==== SOURCE DATA

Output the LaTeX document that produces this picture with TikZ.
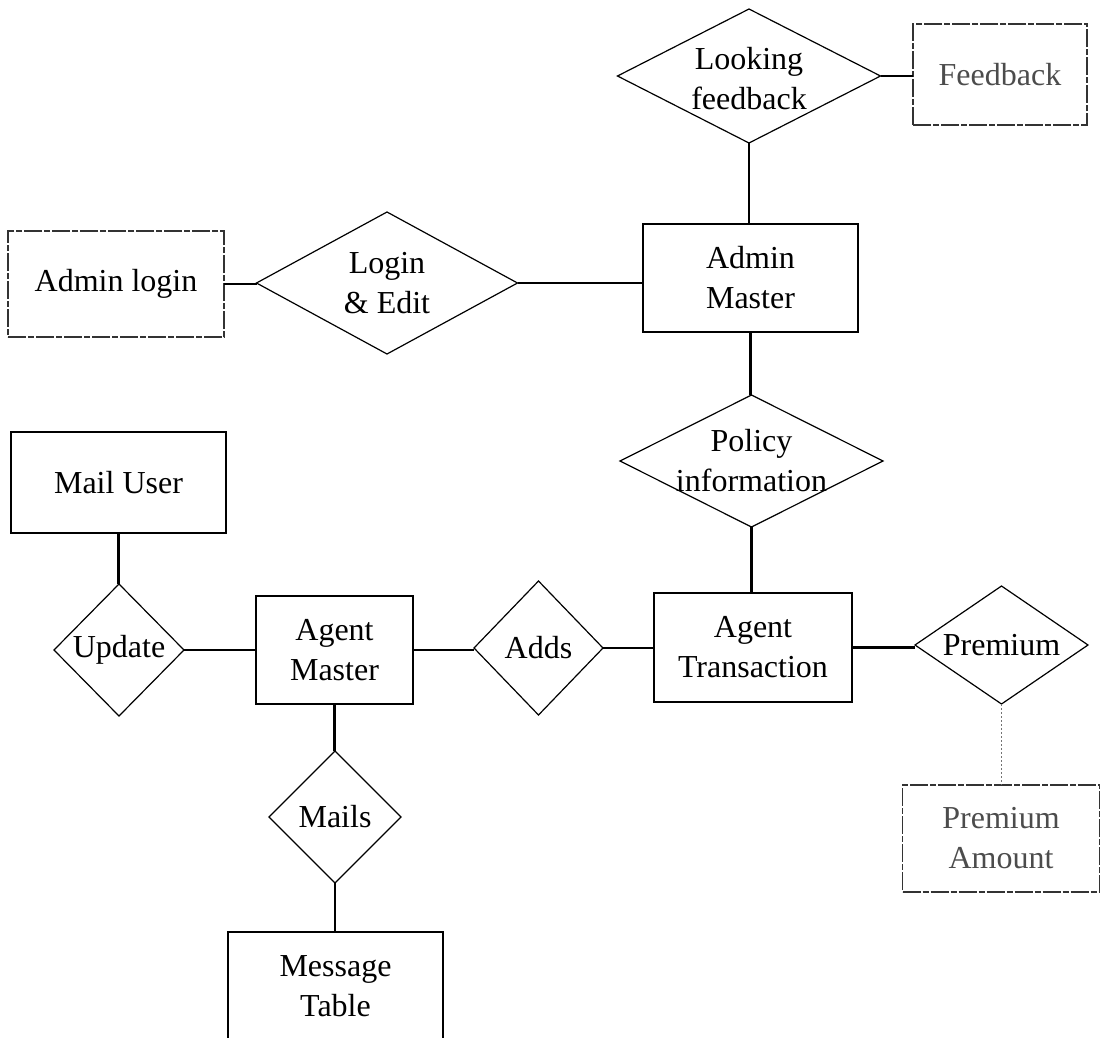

========
==== SOURCE DATA

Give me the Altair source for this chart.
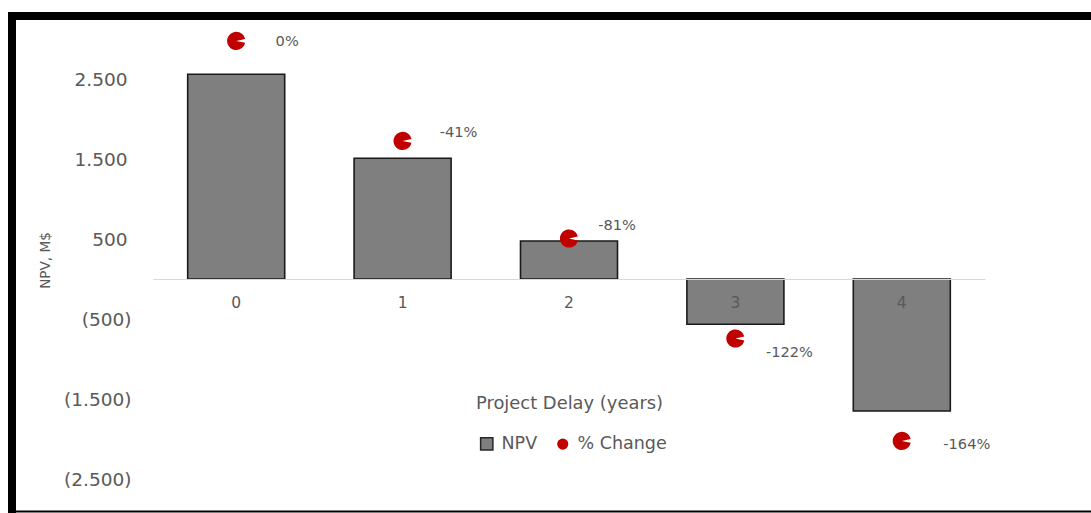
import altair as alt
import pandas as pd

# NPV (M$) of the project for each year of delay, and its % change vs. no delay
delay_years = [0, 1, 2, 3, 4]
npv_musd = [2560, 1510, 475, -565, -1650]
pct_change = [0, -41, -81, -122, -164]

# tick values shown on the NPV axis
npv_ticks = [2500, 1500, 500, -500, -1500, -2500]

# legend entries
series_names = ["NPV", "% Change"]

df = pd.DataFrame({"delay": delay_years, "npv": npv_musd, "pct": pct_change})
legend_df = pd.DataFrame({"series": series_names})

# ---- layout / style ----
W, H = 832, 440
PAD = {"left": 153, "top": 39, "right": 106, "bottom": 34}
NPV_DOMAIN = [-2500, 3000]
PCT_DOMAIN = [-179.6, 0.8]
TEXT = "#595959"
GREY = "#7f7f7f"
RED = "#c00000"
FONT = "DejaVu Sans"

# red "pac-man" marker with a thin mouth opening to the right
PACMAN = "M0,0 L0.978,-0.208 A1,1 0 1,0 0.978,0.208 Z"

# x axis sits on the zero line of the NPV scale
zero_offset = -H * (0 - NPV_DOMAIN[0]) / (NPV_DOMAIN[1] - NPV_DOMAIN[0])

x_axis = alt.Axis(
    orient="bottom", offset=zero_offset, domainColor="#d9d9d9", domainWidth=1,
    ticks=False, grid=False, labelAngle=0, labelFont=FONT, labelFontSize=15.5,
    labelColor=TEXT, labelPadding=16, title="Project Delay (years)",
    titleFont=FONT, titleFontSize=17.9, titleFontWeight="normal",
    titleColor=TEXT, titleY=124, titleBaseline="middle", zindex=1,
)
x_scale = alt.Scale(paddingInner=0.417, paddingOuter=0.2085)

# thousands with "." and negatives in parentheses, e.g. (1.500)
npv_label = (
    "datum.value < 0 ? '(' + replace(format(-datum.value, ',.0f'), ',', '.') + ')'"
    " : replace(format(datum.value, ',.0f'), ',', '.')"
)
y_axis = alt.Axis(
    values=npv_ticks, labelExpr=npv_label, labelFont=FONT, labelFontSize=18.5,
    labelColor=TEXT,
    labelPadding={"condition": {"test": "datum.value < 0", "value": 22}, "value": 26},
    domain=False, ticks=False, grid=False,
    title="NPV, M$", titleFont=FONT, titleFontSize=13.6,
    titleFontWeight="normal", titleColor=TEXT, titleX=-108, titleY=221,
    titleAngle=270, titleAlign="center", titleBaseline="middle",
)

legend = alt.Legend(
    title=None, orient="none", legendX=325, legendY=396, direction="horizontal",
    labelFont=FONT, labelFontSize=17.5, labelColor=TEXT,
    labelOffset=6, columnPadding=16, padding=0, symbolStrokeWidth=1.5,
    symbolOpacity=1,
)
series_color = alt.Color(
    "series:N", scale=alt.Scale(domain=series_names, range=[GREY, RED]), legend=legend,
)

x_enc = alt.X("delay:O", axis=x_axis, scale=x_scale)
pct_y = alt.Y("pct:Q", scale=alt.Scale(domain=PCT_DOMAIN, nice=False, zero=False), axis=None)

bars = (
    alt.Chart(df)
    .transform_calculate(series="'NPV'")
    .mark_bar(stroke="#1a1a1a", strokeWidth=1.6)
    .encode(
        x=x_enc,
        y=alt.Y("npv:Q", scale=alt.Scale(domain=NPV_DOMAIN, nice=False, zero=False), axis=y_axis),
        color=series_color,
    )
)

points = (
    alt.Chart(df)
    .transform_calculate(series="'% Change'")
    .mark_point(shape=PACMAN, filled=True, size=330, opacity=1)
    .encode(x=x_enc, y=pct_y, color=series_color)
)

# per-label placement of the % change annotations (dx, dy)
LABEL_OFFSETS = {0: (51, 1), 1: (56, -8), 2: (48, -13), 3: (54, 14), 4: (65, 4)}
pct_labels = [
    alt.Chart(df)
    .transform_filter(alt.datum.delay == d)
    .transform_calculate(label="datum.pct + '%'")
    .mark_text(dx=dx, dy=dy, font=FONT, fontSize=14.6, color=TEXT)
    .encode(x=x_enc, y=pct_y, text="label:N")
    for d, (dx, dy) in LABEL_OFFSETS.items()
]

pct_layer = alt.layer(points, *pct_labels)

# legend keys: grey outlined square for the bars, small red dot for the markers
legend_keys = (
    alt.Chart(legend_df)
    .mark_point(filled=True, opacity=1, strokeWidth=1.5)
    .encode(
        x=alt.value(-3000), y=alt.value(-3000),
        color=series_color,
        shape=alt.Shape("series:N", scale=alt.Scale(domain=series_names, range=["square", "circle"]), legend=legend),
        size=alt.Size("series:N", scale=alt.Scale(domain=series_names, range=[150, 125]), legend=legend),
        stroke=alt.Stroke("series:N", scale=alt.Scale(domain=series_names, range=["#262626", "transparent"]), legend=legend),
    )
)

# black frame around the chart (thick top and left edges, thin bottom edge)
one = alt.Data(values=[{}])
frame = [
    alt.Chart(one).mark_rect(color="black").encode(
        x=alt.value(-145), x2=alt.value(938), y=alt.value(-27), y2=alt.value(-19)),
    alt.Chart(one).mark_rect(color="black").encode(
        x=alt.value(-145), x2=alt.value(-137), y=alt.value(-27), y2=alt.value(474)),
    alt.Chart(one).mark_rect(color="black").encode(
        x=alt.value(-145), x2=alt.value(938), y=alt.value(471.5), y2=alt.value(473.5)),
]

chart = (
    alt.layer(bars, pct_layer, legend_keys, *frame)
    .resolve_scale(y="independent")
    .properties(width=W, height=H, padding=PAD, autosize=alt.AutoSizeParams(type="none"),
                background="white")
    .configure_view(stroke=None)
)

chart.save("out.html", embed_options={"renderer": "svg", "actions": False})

========

— GIVEN REQUEST —
Any pictures should be left out. Reproduce every line from the one holding "Give me the Altair source for this chart." down to the one holding "npv_ticks = [2500, 1500, 500, -500, -1500, -2500]", both of those lines included.

— SOLUTION TO THE EXERCISE —
Give me the Altair source for this chart.
import altair as alt
import pandas as pd

# NPV (M$) of the project for each year of delay, and its % change vs. no delay
delay_years = [0, 1, 2, 3, 4]
npv_musd = [2560, 1510, 475, -565, -1650]
pct_change = [0, -41, -81, -122, -164]

# tick values shown on the NPV axis
npv_ticks = [2500, 1500, 500, -500, -1500, -2500]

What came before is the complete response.